▶ What the exercise asks
Scan the lines below for the string "matplotlib" and report how many lines contain it, giving only the number.

▶ Data
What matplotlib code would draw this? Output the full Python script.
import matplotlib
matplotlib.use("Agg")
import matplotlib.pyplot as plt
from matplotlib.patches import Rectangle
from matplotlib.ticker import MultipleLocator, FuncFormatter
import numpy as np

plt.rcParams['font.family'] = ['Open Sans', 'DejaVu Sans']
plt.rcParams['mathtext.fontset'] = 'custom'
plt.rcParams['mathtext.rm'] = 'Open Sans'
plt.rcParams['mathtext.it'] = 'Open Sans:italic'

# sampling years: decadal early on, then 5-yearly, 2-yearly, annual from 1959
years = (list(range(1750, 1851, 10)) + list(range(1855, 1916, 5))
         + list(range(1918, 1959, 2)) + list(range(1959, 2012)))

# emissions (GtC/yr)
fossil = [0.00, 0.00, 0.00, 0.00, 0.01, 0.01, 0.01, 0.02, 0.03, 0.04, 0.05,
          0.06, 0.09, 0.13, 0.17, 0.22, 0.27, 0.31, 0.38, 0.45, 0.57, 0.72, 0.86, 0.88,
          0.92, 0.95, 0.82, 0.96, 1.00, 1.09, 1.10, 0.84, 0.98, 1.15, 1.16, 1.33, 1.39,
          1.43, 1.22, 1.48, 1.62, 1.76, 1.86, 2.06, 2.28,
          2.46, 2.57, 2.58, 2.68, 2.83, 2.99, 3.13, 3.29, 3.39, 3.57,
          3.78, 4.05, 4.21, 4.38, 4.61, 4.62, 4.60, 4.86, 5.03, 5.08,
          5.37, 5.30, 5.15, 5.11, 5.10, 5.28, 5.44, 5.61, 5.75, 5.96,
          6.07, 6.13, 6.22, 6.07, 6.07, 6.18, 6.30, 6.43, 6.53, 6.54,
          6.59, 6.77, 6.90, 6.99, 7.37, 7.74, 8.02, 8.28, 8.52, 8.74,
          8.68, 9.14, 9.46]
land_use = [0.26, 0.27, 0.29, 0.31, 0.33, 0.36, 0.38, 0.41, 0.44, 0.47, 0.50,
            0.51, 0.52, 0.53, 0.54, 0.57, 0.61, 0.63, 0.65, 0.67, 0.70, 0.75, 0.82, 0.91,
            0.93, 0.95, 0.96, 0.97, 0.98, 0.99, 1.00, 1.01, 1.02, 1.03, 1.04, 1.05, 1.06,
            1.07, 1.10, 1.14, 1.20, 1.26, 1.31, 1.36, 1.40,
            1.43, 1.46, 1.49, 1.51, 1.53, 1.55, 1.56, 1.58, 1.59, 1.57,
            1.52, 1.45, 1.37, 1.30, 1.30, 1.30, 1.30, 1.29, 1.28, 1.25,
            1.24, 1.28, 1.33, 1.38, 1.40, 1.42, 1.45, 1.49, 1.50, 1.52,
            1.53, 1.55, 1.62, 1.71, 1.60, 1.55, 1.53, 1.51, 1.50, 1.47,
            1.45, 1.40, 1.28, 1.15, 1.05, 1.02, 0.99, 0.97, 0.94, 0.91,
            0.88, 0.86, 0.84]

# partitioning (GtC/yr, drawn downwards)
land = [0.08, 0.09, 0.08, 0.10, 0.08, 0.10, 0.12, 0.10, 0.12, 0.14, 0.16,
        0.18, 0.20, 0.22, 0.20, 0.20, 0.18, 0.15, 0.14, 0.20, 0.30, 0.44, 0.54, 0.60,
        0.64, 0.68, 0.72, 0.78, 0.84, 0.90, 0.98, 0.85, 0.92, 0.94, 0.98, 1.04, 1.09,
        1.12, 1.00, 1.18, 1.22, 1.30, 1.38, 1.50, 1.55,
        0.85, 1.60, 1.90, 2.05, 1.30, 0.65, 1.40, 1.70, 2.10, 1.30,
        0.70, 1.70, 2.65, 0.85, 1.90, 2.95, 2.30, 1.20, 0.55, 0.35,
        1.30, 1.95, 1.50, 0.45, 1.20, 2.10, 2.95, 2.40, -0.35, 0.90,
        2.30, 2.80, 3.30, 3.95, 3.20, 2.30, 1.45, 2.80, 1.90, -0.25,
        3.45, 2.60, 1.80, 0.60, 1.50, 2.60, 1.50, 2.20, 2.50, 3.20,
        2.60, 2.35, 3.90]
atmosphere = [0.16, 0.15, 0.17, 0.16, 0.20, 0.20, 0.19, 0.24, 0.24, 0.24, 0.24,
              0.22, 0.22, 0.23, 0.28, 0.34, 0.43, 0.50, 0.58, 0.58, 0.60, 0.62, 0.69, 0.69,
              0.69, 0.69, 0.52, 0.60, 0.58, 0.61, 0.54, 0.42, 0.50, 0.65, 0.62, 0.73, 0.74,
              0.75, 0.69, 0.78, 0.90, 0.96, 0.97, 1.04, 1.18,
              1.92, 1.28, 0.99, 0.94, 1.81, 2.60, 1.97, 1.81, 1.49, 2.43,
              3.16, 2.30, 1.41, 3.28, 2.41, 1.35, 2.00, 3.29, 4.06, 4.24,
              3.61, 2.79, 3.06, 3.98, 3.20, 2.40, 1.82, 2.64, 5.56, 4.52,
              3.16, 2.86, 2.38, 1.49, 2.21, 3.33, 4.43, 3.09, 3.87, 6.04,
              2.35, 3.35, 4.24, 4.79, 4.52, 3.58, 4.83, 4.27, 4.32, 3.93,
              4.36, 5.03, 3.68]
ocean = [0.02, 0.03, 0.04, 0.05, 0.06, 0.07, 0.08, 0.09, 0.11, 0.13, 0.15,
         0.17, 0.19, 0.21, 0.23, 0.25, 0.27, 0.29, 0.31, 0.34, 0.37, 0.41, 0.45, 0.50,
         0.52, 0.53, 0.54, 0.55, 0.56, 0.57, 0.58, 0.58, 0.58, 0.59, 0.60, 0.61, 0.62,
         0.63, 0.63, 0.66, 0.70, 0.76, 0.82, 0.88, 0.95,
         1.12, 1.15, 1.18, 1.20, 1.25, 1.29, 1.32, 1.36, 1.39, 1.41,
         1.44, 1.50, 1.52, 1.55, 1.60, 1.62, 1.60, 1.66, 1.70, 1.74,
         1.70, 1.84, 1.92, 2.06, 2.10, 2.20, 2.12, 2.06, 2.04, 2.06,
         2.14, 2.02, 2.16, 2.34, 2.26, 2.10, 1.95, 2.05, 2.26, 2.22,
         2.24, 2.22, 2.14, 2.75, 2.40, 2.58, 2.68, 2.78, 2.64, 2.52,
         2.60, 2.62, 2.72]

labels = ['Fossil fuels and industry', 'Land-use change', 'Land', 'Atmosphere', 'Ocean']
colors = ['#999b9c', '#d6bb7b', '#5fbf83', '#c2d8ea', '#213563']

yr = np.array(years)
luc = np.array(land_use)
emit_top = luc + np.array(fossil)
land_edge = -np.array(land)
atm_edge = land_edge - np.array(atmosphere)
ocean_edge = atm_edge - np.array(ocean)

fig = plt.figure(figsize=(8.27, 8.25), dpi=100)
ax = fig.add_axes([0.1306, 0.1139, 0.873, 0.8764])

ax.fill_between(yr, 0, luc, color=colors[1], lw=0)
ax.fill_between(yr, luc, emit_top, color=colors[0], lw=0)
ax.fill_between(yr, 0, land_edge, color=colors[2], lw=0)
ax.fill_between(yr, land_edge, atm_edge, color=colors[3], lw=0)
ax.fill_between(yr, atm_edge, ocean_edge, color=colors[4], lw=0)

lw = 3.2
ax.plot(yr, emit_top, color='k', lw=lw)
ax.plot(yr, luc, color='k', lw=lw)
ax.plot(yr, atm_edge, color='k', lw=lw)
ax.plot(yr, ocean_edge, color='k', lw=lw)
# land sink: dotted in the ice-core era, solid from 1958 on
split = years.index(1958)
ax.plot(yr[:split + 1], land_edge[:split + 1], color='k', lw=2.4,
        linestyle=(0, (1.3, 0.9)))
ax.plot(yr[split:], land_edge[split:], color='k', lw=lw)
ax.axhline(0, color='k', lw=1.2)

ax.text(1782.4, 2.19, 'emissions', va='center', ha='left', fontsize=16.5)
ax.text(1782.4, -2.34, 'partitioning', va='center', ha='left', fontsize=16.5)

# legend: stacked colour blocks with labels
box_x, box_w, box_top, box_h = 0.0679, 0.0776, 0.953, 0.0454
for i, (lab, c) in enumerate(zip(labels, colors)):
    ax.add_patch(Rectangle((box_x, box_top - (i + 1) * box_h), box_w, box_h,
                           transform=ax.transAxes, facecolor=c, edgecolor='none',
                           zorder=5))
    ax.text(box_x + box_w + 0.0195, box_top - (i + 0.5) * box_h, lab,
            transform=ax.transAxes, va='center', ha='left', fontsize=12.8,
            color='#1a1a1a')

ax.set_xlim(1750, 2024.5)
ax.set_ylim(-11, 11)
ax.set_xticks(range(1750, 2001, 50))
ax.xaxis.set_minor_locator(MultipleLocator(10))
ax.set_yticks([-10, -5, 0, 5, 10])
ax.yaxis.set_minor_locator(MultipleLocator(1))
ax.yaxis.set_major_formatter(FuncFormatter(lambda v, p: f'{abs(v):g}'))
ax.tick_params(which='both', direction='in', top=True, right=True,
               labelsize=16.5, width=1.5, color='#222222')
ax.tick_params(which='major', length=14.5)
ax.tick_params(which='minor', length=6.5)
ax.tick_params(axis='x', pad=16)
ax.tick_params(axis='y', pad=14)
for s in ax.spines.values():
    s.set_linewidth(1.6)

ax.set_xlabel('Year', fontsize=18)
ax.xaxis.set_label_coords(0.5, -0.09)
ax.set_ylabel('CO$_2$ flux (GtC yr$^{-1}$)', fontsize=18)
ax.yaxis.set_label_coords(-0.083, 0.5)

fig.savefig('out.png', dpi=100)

▶ Full output
6